General comment: Spain and France’s occupations of Morocco proceeded along very different lines. Spain acted as conquerors and did little except subjugate the population. The French saw themselves as colonists, wanting to develop the country for trade, so introduced education, developed the road network, and brought in systems of administration and government while still retaining Moroccan traditions and religion. This is why Morocco’s second language is French rather than Spanish!

13th March- Driving in Morocco

If you’ve never haven driven in Morocco you’ll be asking, “what are the roads like?” Tarmac roads connect all towns of any size throughout country. So that’s ok, you think… but just read on a little:

Road improvements. The roadmen attack the road while you drive around them. Very few cones are used and you shudder over partly filled trenches, piles of rubble and reduced lane width that still takes traffic in both directions. In the photo a new section of road is being built to the right and we are routed along a rutted, potholed track carved out of bits of the old road and beaten earth with some hard core.

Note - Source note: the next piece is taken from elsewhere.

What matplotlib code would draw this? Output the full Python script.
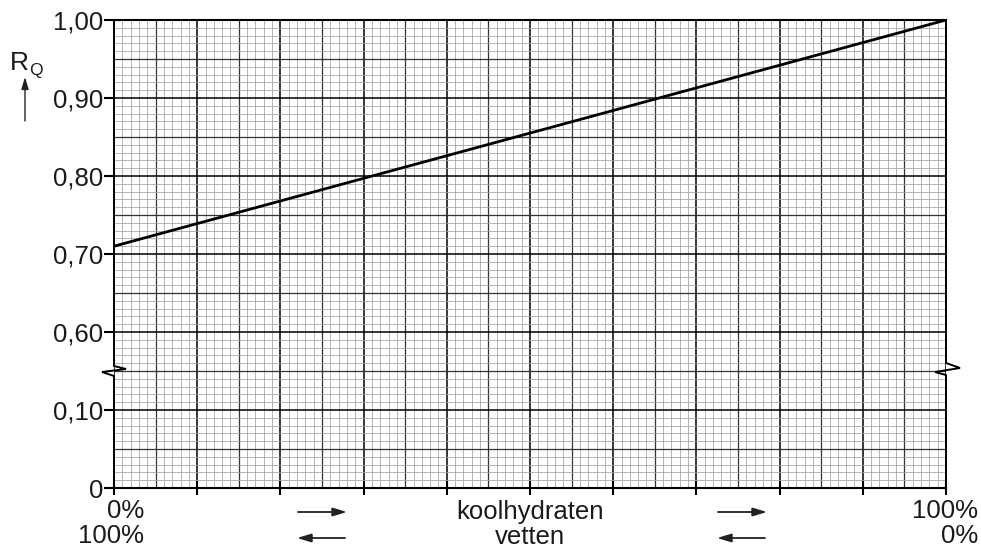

Road maintenance: not much of it. Consequently, busy main roads soon wear into ridges and potholes which you learn to minimise by slowing down and/or swerving, whilst little-used roads often have perfect surfaces. The only rapid repair we observed was to a huge, bone-jarring hole (yes, we hit it at speed) outside the king’s palace in Agadir. Where was that hole again?

The lip: see photo. Tarmac is applied without building up the verges to the same level, thereby creating a lip of zero to 8 inches drop. On busy worn roads the tarmac edges also erode like the east coast of East Anglia, and the roads themselves are not generously wide to start with. You see the problem: take your eyes off the road for one second, like I did, and the nearside wheels of the car have run off the road, and the lip is now preventing them from getting back on again. Do something quick!!! So you haul hard -probably too hard- on the steering wheel, and the car whips back onto the road, now heading for the central line and the oncoming traffic. Fortunately, our car quickly re-stabilised. Can you imagine the embarrassment of filling out an insurance claim “collision with donkey cart, donkey written off. “?

Friday, 13 March 2009

10th March- Sidi Ouassai


We’ve moved 50 miles south to Sidi Ouassai. The photo is of the original fishing village mini-kasbah, only recently connected to the nearest town by 5km of tarmac road.

The site is new and overlooks the beach. We have a really nice ocean view. There’s no grass or bushes here and the green alongside the caravan is weeds.

On arrival I asked what power the electric hook-ups were rated at, expecting a lowish 4 to 6 amps due to the camp's isolated location. You need to know so you don’t trip the fuses by putting on too many appliances. I was told each pitch here has 32 amps. Our caravan’s only rated for a maximum of 16amps. So here we are, right in the sticks, near the edge of the Sahara, with the biggest power supply we have ever encountered! Morocco is a land of contrasts and surprises.